Aroline Schmitt Papers, 1939-1971

Biographical / Historical

Aroline Hiles Schmitt, a leader of Wisconsin conservation efforts, was born in Jamestown, New York on August 4, 1904. After she earned her L.B. in Nurses Training from Hamont Hospital, Erie, Pennsylvania, in 1925, she married Max Schmitt, a Milwaukee businessman. The couple had two children, Maxine and John.

During the 1930s, while her children were still young, Aroline Schmitt became active in Junior Garden Clubs and acted as a nature study guide in local schools. Her volunteer conservation work soon became a full-time career, as she served the following organizations: Citizens' Natural Resource Association, president; "Forests," executive director; Friends of the Land, charter member, director, and third vice-president; Milwaukee County Conservation Alliance, charter member, forestry chairman; and Wisconsin Garden Club Federation, state conservation chairman, as well as a number of other groups. Schmitt, starting during World War II, she began working for the United States Forest Service, retireing in 1961

Schmitt continued her conservation efforts by telephone and by mail after a serious illness in 1948 left her an invalid, and during the 1950s she became vice-president of the Citizens' Committee for the Menominees.
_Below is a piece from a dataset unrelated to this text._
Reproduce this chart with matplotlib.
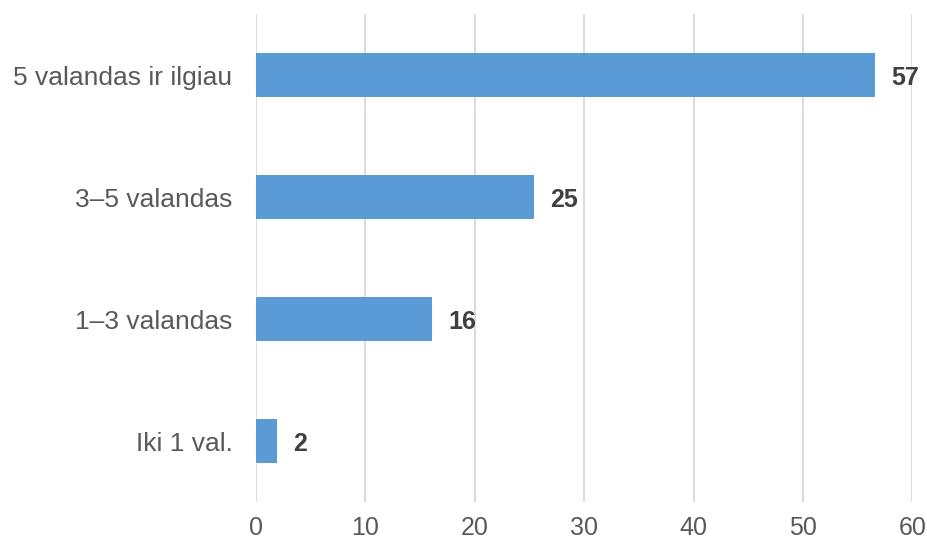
import matplotlib
matplotlib.use("Agg")
import matplotlib.pyplot as plt

# data, top to bottom as shown
categories = ["5 valandas ir ilgiau", "3–5 valandas", "1–3 valandas", "Iki 1 val."]
values = [56.6, 25.4, 16.1, 1.9]
labels = ["57", "25", "16", "2"]
xticks = [0, 10, 20, 30, 40, 50, 60]

plt.rcParams["font.family"] = ["Liberation Sans", "DejaVu Sans"]

fig = plt.figure(figsize=(9.28, 5.39), dpi=100)
ax = fig.add_axes([0.2759, 0.0686, 0.7072, 0.9054])

ypos = list(range(len(categories)))
ax.barh(ypos, values, height=0.355, color="#5B9BD5", zorder=3)

for y, v, lab in zip(ypos, values, labels):
    ax.annotate(lab, (v, y), xytext=(12, -2), textcoords="offset points",
                ha="left", va="center", fontsize=18, fontweight="bold",
                color="#404040")

ax.set_yticks(ypos)
ax.set_yticklabels(categories)
ax.set_ylim(len(categories) - 0.5, -0.5)
ax.set_xlim(0, 60)
ax.set_xticks(xticks)
ax.set_xticklabels([str(t) for t in xticks])

ax.tick_params(axis="y", length=0, pad=17, labelsize=19, labelcolor="#595959")
ax.tick_params(axis="x", length=0, pad=10, labelsize=18, labelcolor="#595959")
ax.grid(axis="x", color="#D9D9D9", linewidth=1.3, zorder=0)
for s in ax.spines.values():
    s.set_visible(False)

fig.savefig("out.png", dpi=100)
She received awards for her volunteer services from the following organizations: the Izaak Walton League in 1950; Quota Club of Milwaukee in 1952; a citation from Lane Bryant around 1955; and the Wisconsin Garden Club, which established the annual Aroline Schmitt conservation scholarship.

Aroline Hiles Schmitt died on March 28, 1995 in Moscow, Idaho. In 2019 Schmitt was inducted into The Wisconsin Conservation Hall of Fame.